HSL Color Adjustments
- Go to the HSL / Color section. Click on Hue:
- Shift Orange slightly toward yellow. This warms up skin tones.
- Shift Green slightly toward yellow for warmer, more golden foliage.
- Click on Saturation:
- Decrease Green saturation for more muted, natural foliage.
- Decrease Blue saturation if the sky is competing with the subject.
- Click on Luminance:
- Increase Orange luminance to brighten skin tones.
- Increase Yellow luminance for brighter, glowing highlights.
Split Toning
- Go to Split Toning (called Color Grading in newer versions).
- For Highlights, add a subtle warm tone. Hue around 40-50 (golden) with saturation of 5-10.
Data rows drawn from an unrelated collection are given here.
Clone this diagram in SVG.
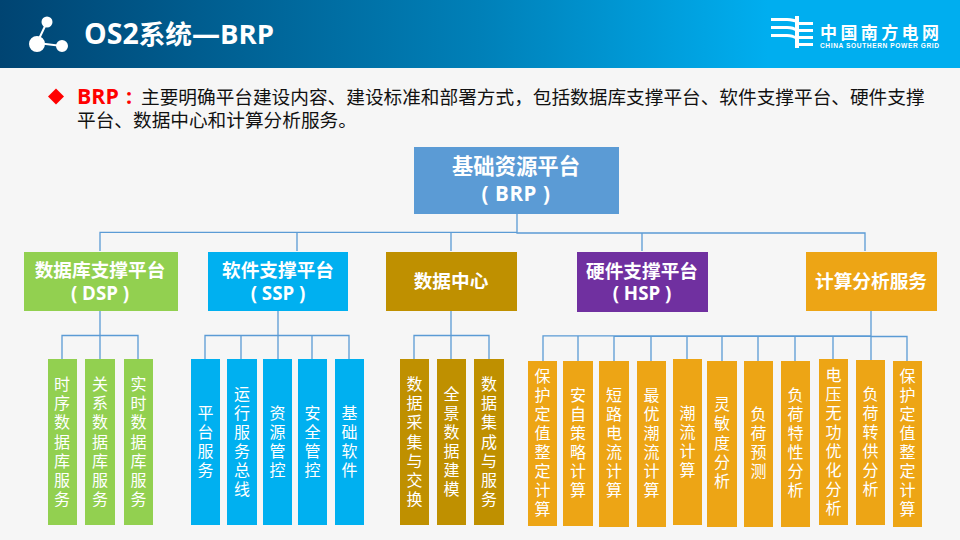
<svg xmlns="http://www.w3.org/2000/svg" width="960" height="540" viewBox="0 0 960 540">
<defs><linearGradient id="hdr" x1="0" y1="0" x2="1" y2="0"><stop offset="0" stop-color="#004472"/><stop offset="0.5" stop-color="#0080b8"/><stop offset="0.8" stop-color="#00aeef"/><stop offset="1" stop-color="#00aeef"/></linearGradient></defs>
<style>
text{font-family:"Liberation Sans","Noto Sans CJK SC",sans-serif}
.lat{font-family:"Open Sans","Noto Sans CJK SC",sans-serif}
.w{fill:#fff;font-weight:700;text-anchor:middle}
.t1{font-size:21.33px}.t2{font-size:18.67px}
.v{fill:#fff;font-family:"Noto Sans CJK SC",sans-serif;font-size:16px;text-anchor:middle;writing-mode:vertical-rl;letter-spacing:3.1px}
.b{fill:#111;font-size:18.67px}
.c{fill:none;stroke:#5b9bd5;stroke-width:1.3}
.g{fill:#92d050}.s{fill:#00b0f0}.d{fill:#bf9000}.o{fill:#eda515}
</style>
<rect width="960" height="540" fill="#f6f6f6"/>
<g id="header">
<rect width="960" height="68" fill="url(#hdr)"/>
<g id="icon" fill="#fff" stroke="#fff" stroke-width="2"><path d="M47 22L37 43L62 46" fill="none"/><circle cx="47" cy="22" r="4.500"/><circle cx="37" cy="44" r="7"/><circle cx="62" cy="46" r="5"/></g>
<text x="84" y="44" fill="#fff" font-size="26.67" font-weight="700" class="lat"><tspan font-size="28.500">OS2</tspan>系统<tspan font-size="28">—</tspan><tspan font-size="27.500">BRP</tspan></text>
<g id="logo" fill="#fff"><path d="M771 18h16c5 0 8 1 10 2v3c-3-1-6-2-10-2h-16zM771 26h16c5 0 8 1 10 3v3c-3-2-6-3-10-3h-16zM771 34h16c4 0 7 1 10 3v3c-3-2-6-3-10-3h-16z"/><path d="M795 16h4v32h-4zM799 22h14v3h-14zM799 29h14v3h-14zM799 36h14v3h-14zM799 43h14v3h-14z"/></g>
<text x="820" y="38.500" fill="#fff" font-size="17" font-weight="700" letter-spacing="3.400">中国南方电网</text>
<text x="820" y="48" fill="#fff" font-size="6.600" font-weight="700" textLength="119">CHINA SOUTHERN POWER GRID</text>
</g>
<g id="intro">
<path d="M56 88.500l8 8l-8 8l-8-8z" fill="#f00"/>
<text x="77" y="104" font-size="21.33" font-weight="700" fill="#f00" class="lat">BRP</text>
<text x="126" y="104" font-size="21.33" font-weight="700" fill="#f00" class="lat">:</text>
<text x="141" y="104" class="b">主要明确平台建设内容、建设标准和部署方式，包括数据库支撑平台、软件支撑平台、硬件支撑</text>
<text x="77" y="127" class="b">平台、数据中心和计算分析服务。</text>
</g>
<g id="connectors" class="c">
<path d="M517 214V233H865V251M517 232.300H100V251M297 232.300V251M451 232.300V251M642 233V251"/>
<path d="M100 311V359M62 359V335.500H138V359"/>
<path d="M278 311V359M205 359V335.500H349V359M241 335.500V359M312 335.500V359"/>
<path d="M451 311V359M414 359V335.500H489V359"/>
<path d="M871 311V360M543 361V335.800H871M614 336.300H871M871 336.500H907V361M578 336V361M614 336V361M651 336V361M687 336V359M722 336V361M758 336V361M795 336V361M833 336V359"/>
</g>
<g id="brp"><rect x="414" y="147" width="205" height="67" fill="#5b9bd5"/><text x="516" y="174" class="w t1">基础资源平台</text><text x="516" y="200.500" class="w lat" font-size="20.500" letter-spacing="0.600">( BRP )</text></g>
<g id="dsp"><rect class="g" x="24" y="252" width="154" height="59"/><text x="100" y="277" class="w t2">数据库支撑平台</text><text x="100" y="300" class="w t2 lat">( DSP )</text></g>
<g id="ssp"><rect class="s" x="208" y="252" width="140" height="59"/><text x="278" y="277" class="w t2">软件支撑平台</text><text x="278" y="300" class="w t2 lat">( SSP )</text></g>
<g id="dc"><rect class="d" x="386" y="252" width="131" height="59"/><text x="451" y="288" class="w t2">数据中心</text></g>
<g id="hsp"><rect x="577" y="252" width="131" height="60" fill="#7030a0"/><text x="642" y="278" class="w t2">硬件支撑平台</text><text x="642" y="300" class="w t2 lat">( HSP )</text></g>
<g id="calc"><rect class="o" x="806" y="252" width="131" height="59"/><text x="871" y="288" class="w t2">计算分析服务</text></g>
<g id="dsp1"><rect class="g" x="48" y="359" width="29" height="166"/><text x="62" y="443" class="v">时序数据库服务</text></g>
<g id="dsp2"><rect class="g" x="85" y="359" width="30" height="166"/><text x="100" y="443" class="v">关系数据库服务</text></g>
<g id="dsp3"><rect class="g" x="124" y="359" width="29" height="166"/><text x="138.500" y="443" class="v">实时数据库服务</text></g>
<g id="ssp1"><rect class="s" x="191" y="359" width="29" height="166"/><text x="205.500" y="443" class="v">平台服务</text></g>
<g id="ssp2"><rect class="s" x="227" y="359" width="30" height="166"/><text x="242" y="443" class="v">运行服务总线</text></g>
<g id="ssp3"><rect class="s" x="263" y="359" width="29" height="166"/><text x="277.500" y="443" class="v">资源管控</text></g>
<g id="ssp4"><rect class="s" x="298" y="359" width="29" height="166"/><text x="312.500" y="443" class="v">安全管控</text></g>
<g id="ssp5"><rect class="s" x="335" y="359" width="29" height="166"/><text x="349.500" y="443" class="v">基础软件</text></g>
<g id="dc1"><rect class="d" x="400" y="359" width="29" height="166"/><text x="414.500" y="443" class="v">数据采集与交换</text></g>
<g id="dc2"><rect class="d" x="437" y="359" width="29" height="166"/><text x="451.500" y="443" class="v">全景数据建模</text></g>
<g id="dc3"><rect class="d" x="474" y="359" width="30" height="166"/><text x="489" y="443" class="v">数据集成与服务</text></g>
<g id="c1"><rect class="o" x="528" y="361" width="29" height="165"/><text x="542.500" y="444" class="v">保护定值整定计算</text></g>
<g id="c2"><rect class="o" x="563" y="361" width="30" height="165"/><text x="578" y="444" class="v">安自策略计算</text></g>
<g id="c3"><rect class="o" x="599" y="361" width="30" height="166"/><text x="614" y="444" class="v">短路电流计算</text></g>
<g id="c4"><rect class="o" x="637" y="361" width="29" height="166"/><text x="651.500" y="444" class="v">最优潮流计算</text></g>
<g id="c5"><rect class="o" x="673" y="359" width="29" height="166"/><text x="687.500" y="443" class="v">潮流计算</text></g>
<g id="c6"><rect class="o" x="707" y="361" width="30" height="166"/><text x="722" y="444" class="v">灵敏度分析</text></g>
<g id="c7"><rect class="o" x="744" y="361" width="29" height="166"/><text x="758.500" y="444" class="v">负荷预测</text></g>
<g id="c8"><rect class="o" x="781" y="361" width="29" height="166"/><text x="795.500" y="444" class="v">负荷特性分析</text></g>
<g id="c9"><rect class="o" x="819" y="359" width="29" height="166"/><text x="833.500" y="443" class="v">电压无功优化分析</text></g>
<g id="c10"><rect class="o" x="856" y="360" width="29" height="165"/><text x="870.500" y="443" class="v">负荷转供分析</text></g>
<g id="c11"><rect class="o" x="893" y="361" width="29" height="166"/><text x="907.500" y="444" class="v">保护定值整定计算</text></g>
</svg>
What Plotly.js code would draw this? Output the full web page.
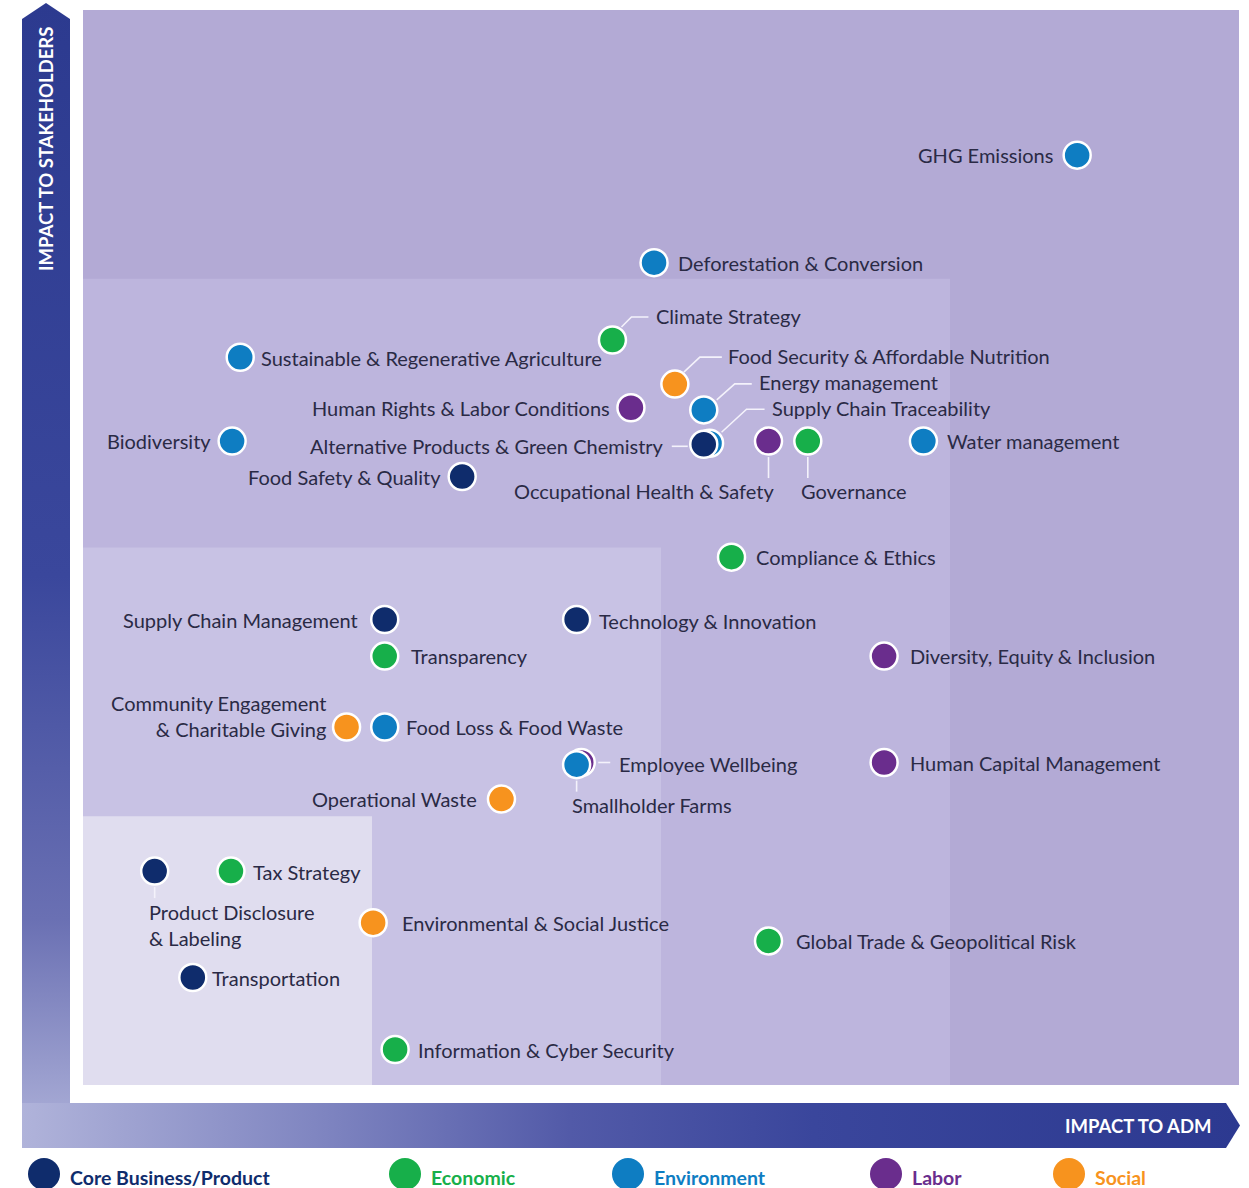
<!DOCTYPE html>
<html>
<head>
<meta charset="utf-8">
<script src="https://cdn.plot.ly/plotly-3.0.1.min.js"></script>
<style>
  html, body { margin: 0; padding: 0; background: #ffffff; }
  #chart { width: 1249px; height: 1188px; }
</style>
</head>
<body>
<div id="chart"></div>
<script>
// ---------------- DATA ----------------
const topics = [
  'GHG Emissions',
  'Deforestation & Conversion',
  'Climate Strategy',
  'Sustainable & Regenerative Agriculture',
  'Food Security & Affordable Nutrition',
  'Energy management',
  'Human Rights & Labor Conditions',
  'Supply Chain Traceability',
  'Alternative Products & Green Chemistry',
  'Occupational Health & Safety',
  'Governance',
  'Water management',
  'Biodiversity',
  'Food Safety & Quality',
  'Compliance & Ethics',
  'Supply Chain Management',
  'Technology & Innovation',
  'Transparency',
  'Diversity, Equity & Inclusion',
  'Community Engagement & Charitable Giving',
  'Food Loss & Food Waste',
  'Employee Wellbeing',
  'Smallholder Farms',
  'Human Capital Management',
  'Operational Waste',
  'Product Disclosure & Labeling',
  'Tax Strategy',
  'Environmental & Social Justice',
  'Global Trade & Geopolitical Risk',
  'Transportation',
  'Information & Cyber Security'
];

const topicCategory = [
  'Environment', 'Environment', 'Economic', 'Environment', 'Social',
  'Environment', 'Labor', 'Environment', 'Core Business/Product', 'Labor',
  'Economic', 'Environment', 'Environment', 'Core Business/Product', 'Economic',
  'Core Business/Product', 'Core Business/Product', 'Economic', 'Labor', 'Social',
  'Environment', 'Labor', 'Environment', 'Labor', 'Social',
  'Core Business/Product', 'Economic', 'Social', 'Economic', 'Core Business/Product',
  'Economic'
];

// Impact to ADM (x) and Impact to Stakeholders (y), 0-100 scale
const impactADM = [
  86.0, 49.4, 45.8, 13.6, 51.2,
  53.7, 47.4, 54.2, 53.7, 59.3,
  62.7, 72.7, 12.9, 32.8, 56.1,
  26.1, 42.7, 26.1, 69.3, 22.8,
  26.1, 43.1, 42.7, 69.3, 36.2,
  6.2, 12.8, 25.1, 59.3, 9.5,
  27.0
];

const impactStakeholders = [
  86.5, 76.5, 69.3, 67.7, 65.2,
  62.8, 63.0, 59.7, 59.6, 59.9,
  59.9, 59.9, 59.9, 56.6, 49.1,
  43.3, 43.3, 39.9, 39.9, 33.3,
  33.3, 30.0, 29.8, 30.0, 26.6,
  19.9, 19.9, 15.1, 13.4, 10.0,
  3.3
];

const categoryNames = ['Core Business/Product', 'Economic', 'Environment', 'Labor', 'Social'];

const axisTitleY = 'IMPACT TO STAKEHOLDERS';
const axisTitleX = 'IMPACT TO ADM';

// ---------------- STYLE ----------------
const categoryColors = {
  'Core Business/Product': '#0f2c6c',
  'Economic': '#17af4a',
  'Environment': '#0e7dc2',
  'Labor': '#6a2d8d',
  'Social': '#f7931e'
};
const drawOrder = ['Labor', 'Social', 'Economic', 'Environment', 'Core Business/Product'];
const textColor = '#2a2a45';
const labelFont = 'Lato, "Open Sans", sans-serif';
const labelSize = 20;

// figure geometry (pixels)
const W = 1249, H = 1188;
const M = { l: 83, r: 10, t: 10, b: 103 };
const PW = W - M.l - M.r, PH = H - M.t - M.b;
const pxX = px => (px - M.l) / PW;
const pxY = py => (H - M.b - py) / PH;

// label placement (screen pixel offsets from marker centre; dy positive = down)
const labelPlacement = {
  'GHG Emissions': { a: 'right', dx: -22 },
  'Deforestation & Conversion': { a: 'left', dx: 22 },
  'Climate Strategy': { a: 'left', dx: 42, dy: -24, lead: [[9, -13], [19, -23], [36, -23]] },
  'Sustainable & Regenerative Agriculture': { a: 'left', dx: 19, dy: 1 },
  'Food Security & Affordable Nutrition': { a: 'left', dx: 51, dy: -28, lead: [[9, -12], [25, -27], [47, -27]] },
  'Energy management': { a: 'left', dx: 53, dy: -28, lead: [[13, -10], [31, -26], [48, -26]] },
  'Human Rights & Labor Conditions': { a: 'right', dx: -19 },
  'Supply Chain Traceability': { a: 'left', dx: 60, dy: -35, lead: [[12, -11], [37, -34], [55, -34]] },
  'Alternative Products & Green Chemistry': { a: 'right', dx: -38, dy: 2, lead: [[-32, 2], [-16, 2]] },
  'Occupational Health & Safety': { a: 'right', dx: 7, dy: 50, lead: [[0, 16], [0, 37]] },
  'Governance': { a: 'left', dx: -9, dy: 50, lead: [[0, 16], [0, 37]] },
  'Water management': { a: 'left', dx: 22 },
  'Biodiversity': { a: 'right', dx: -19 },
  'Food Safety & Quality': { a: 'right', dx: -19 },
  'Compliance & Ethics': { a: 'left', dx: 22 },
  'Supply Chain Management': { a: 'right', dx: -25 },
  'Technology & Innovation': { a: 'left', dx: 20, dy: 1 },
  'Transparency': { a: 'left', dx: 24 },
  'Diversity, Equity & Inclusion': { a: 'left', dx: 24 },
  'Community Engagement & Charitable Giving': { a: 'right', dx: -19, dy: -11, wrap: 'Community Engagement<br>& Charitable Giving' },
  'Food Loss & Food Waste': { a: 'left', dx: 19 },
  'Employee Wellbeing': { a: 'left', dx: 36, dy: 1, lead: [[17, 0], [29, 0]] },
  'Smallholder Farms': { a: 'left', dx: -7, dy: 40, lead: [[0, 16], [0, 27]] },
  'Human Capital Management': { a: 'left', dx: 24 },
  'Operational Waste': { a: 'right', dx: -22 },
  'Product Disclosure & Labeling': { a: 'left', dx: -8, dy: 54, lead: [[0, 16], [0, 27]], wrap: 'Product Disclosure<br>& Labeling' },
  'Tax Strategy': { a: 'left', dx: 20, dy: 1 },
  'Environmental & Social Justice': { a: 'left', dx: 27 },
  'Global Trade & Geopolitical Risk': { a: 'left', dx: 25 },
  'Transportation': { a: 'left', dx: 17 },
  'Information & Cyber Security': { a: 'left', dx: 21 }
};

// legend positions (pixel centres of legend circles)
const legendCx = [44, 405, 628, 886, 1069];
const legendCy = 1174;

// ---------------- TRACES ----------------
const traces = drawOrder.map(cat => {
  const idx = topics.map((t, i) => i).filter(i => topicCategory[i] === cat);
  return {
    type: 'scatter',
    mode: 'markers',
    name: cat,
    x: idx.map(i => impactADM[i]),
    y: idx.map(i => impactStakeholders[i]),
    text: idx.map(i => topics[i]),
    hovertemplate: '%{text}<extra>' + cat + '</extra>',
    marker: { size: 27, color: categoryColors[cat], line: { color: '#ffffff', width: 2.5 } },
    showlegend: false
  };
});

// ---------------- SHAPES ----------------
const shapes = [];
// nested materiality zones
const zones = [
  { v: 100, c: '#b3aad5' },
  { v: 75, c: '#bdb5dd' },
  { v: 50, c: '#c8c2e4' },
  { v: 25, c: '#e0ddef' }
];
zones.forEach(z => shapes.push({
  type: 'rect', xref: 'x', yref: 'y', x0: 0, y0: 0, x1: z.v, y1: z.v,
  fillcolor: z.c, line: { width: 0 }, layer: 'below'
}));

// leader lines
const toPath = pts => pts.map((p, i) => (i ? 'L' : 'M') + p[0] + ',' + (-p[1])).join(' ');
topics.forEach((t, i) => {
  const pl = labelPlacement[t];
  if (pl && pl.lead) {
    shapes.push({
      type: 'path', xref: 'x', yref: 'y',
      xsizemode: 'pixel', ysizemode: 'pixel',
      xanchor: impactADM[i], yanchor: impactStakeholders[i],
      path: toPath(pl.lead),
      line: { color: '#f4f2fb', width: 1.6 },
      layer: 'above'
    });
  }
});

// legend circles
categoryNames.forEach((c, k) => {
  shapes.push({
    type: 'circle', xref: 'paper', yref: 'paper',
    x0: pxX(legendCx[k] - 16), x1: pxX(legendCx[k] + 16),
    y0: pxY(legendCy + 16), y1: pxY(legendCy - 16),
    fillcolor: categoryColors[c], line: { width: 0 }
  });
});

// ---------------- ANNOTATIONS ----------------
const annotations = [];
topics.forEach((t, i) => {
  const pl = labelPlacement[t] || { a: 'left', dx: 20 };
  annotations.push({
    x: impactADM[i], y: impactStakeholders[i], xref: 'x', yref: 'y',
    text: pl.wrap || t,
    showarrow: false,
    xanchor: pl.a, yanchor: 'middle',
    align: pl.a,
    xshift: pl.dx || 0, yshift: -(pl.dy || 0),
    font: { family: labelFont, size: labelSize, color: textColor }
  });
});

// axis titles inside arrows
annotations.push({
  xref: 'paper', yref: 'paper', x: pxX(46), y: pxY(149),
  text: '<b>' + axisTitleY + '</b>', textangle: -90, showarrow: false,
  xanchor: 'center', yanchor: 'middle',
  font: { family: labelFont, size: 18.5, color: '#ffffff' }
});
annotations.push({
  xref: 'paper', yref: 'paper', x: pxX(1138), y: pxY(1126),
  text: '<b>' + axisTitleX + '</b>', showarrow: false,
  xanchor: 'center', yanchor: 'middle',
  font: { family: labelFont, size: 18.5, color: '#ffffff' }
});

// legend labels
categoryNames.forEach((c, k) => {
  annotations.push({
    xref: 'paper', yref: 'paper', x: pxX(legendCx[k] + 24), y: pxY(1177),
    text: '<b>' + c + '</b>', showarrow: false,
    xanchor: 'left', yanchor: 'middle',
    font: { family: labelFont, size: 19.5, color: categoryColors[c] }
  });
});

// ---------------- ARROW IMAGE (gradient axes) ----------------
const svg = '<svg xmlns="http://www.w3.org/2000/svg" width="1249" height="1188" viewBox="0 0 1249 1188">' +
  '<defs>' +
  '<linearGradient id="gy" x1="0" y1="0" x2="0" y2="1">' +
  '<stop offset="0" stop-color="#2c3a8f"/><stop offset="0.5" stop-color="#3a479c"/>' +
  '<stop offset="0.8" stop-color="#6a70b3"/><stop offset="1" stop-color="#b0b3da"/></linearGradient>' +
  '<linearGradient id="gx" x1="0" y1="0" x2="1" y2="0">' +
  '<stop offset="0" stop-color="#b0b3da"/><stop offset="0.25" stop-color="#7e84c0"/>' +
  '<stop offset="0.45" stop-color="#525aa8"/><stop offset="0.65" stop-color="#3a469c"/>' +
  '<stop offset="1" stop-color="#2c3990"/></linearGradient>' +
  '</defs>' +
  '<polygon points="22,19 46,3 70,19 70,1148 22,1148" fill="url(#gy)"/>' +
  '<polygon points="22,1103 1226,1103 1240,1125.5 1226,1148 22,1148" fill="url(#gx)"/>' +
  '</svg>';
const svgUri = 'data:image/svg+xml;charset=utf-8,' + encodeURIComponent(svg);

const layout = {
  width: W, height: H,
  margin: M,
  paper_bgcolor: '#ffffff',
  plot_bgcolor: 'rgba(0,0,0,0)',
  showlegend: false,
  xaxis: { range: [0, 100], showgrid: false, zeroline: false, showticklabels: false, showline: false, ticks: '', fixedrange: true },
  yaxis: { range: [0, 100], showgrid: false, zeroline: false, showticklabels: false, showline: false, ticks: '', fixedrange: true },
  shapes: shapes,
  annotations: annotations,
  images: [{
    source: svgUri, xref: 'paper', yref: 'paper',
    x: pxX(0), y: pxY(0), sizex: W / PW, sizey: H / PH,
    xanchor: 'left', yanchor: 'top', sizing: 'stretch', layer: 'below'
  }],
  hovermode: 'closest'
};

Plotly.newPlot('chart', traces, layout, { displayModeBar: false, staticPlot: false });
</script>
</body>
</html>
- For Shadows, add a subtle cool tone. Hue around 200-220 (soft blue) with saturation of 5-10. This warm-cool contrast adds depth.
Detail
- In the Detail section, apply light sharpening. Amount of 25-35 at Radius 1.0. Keep Masking high (hold Alt/Option while dragging) so sharpening only affects edges, not smooth skin.
Tips
- There is no one-size-fits-all setting. Every image is different. Use these values as starting points and adjust based on what looks right.
- Darker photos can work too. Push exposure and shadows higher. Just watch for noise in brightened dark areas.
- Save it as a preset. Once you find settings you like, save them as a Lightroom preset for one-click application.
- For more Lightroom techniques, check out 10 Lightroom tips you should know and how to use the graduated filter.
That is how you edit natural light portraits for a light and airy look in Lightroom. The key is bright exposure, lifted shadows, warm tones, and soft contrast.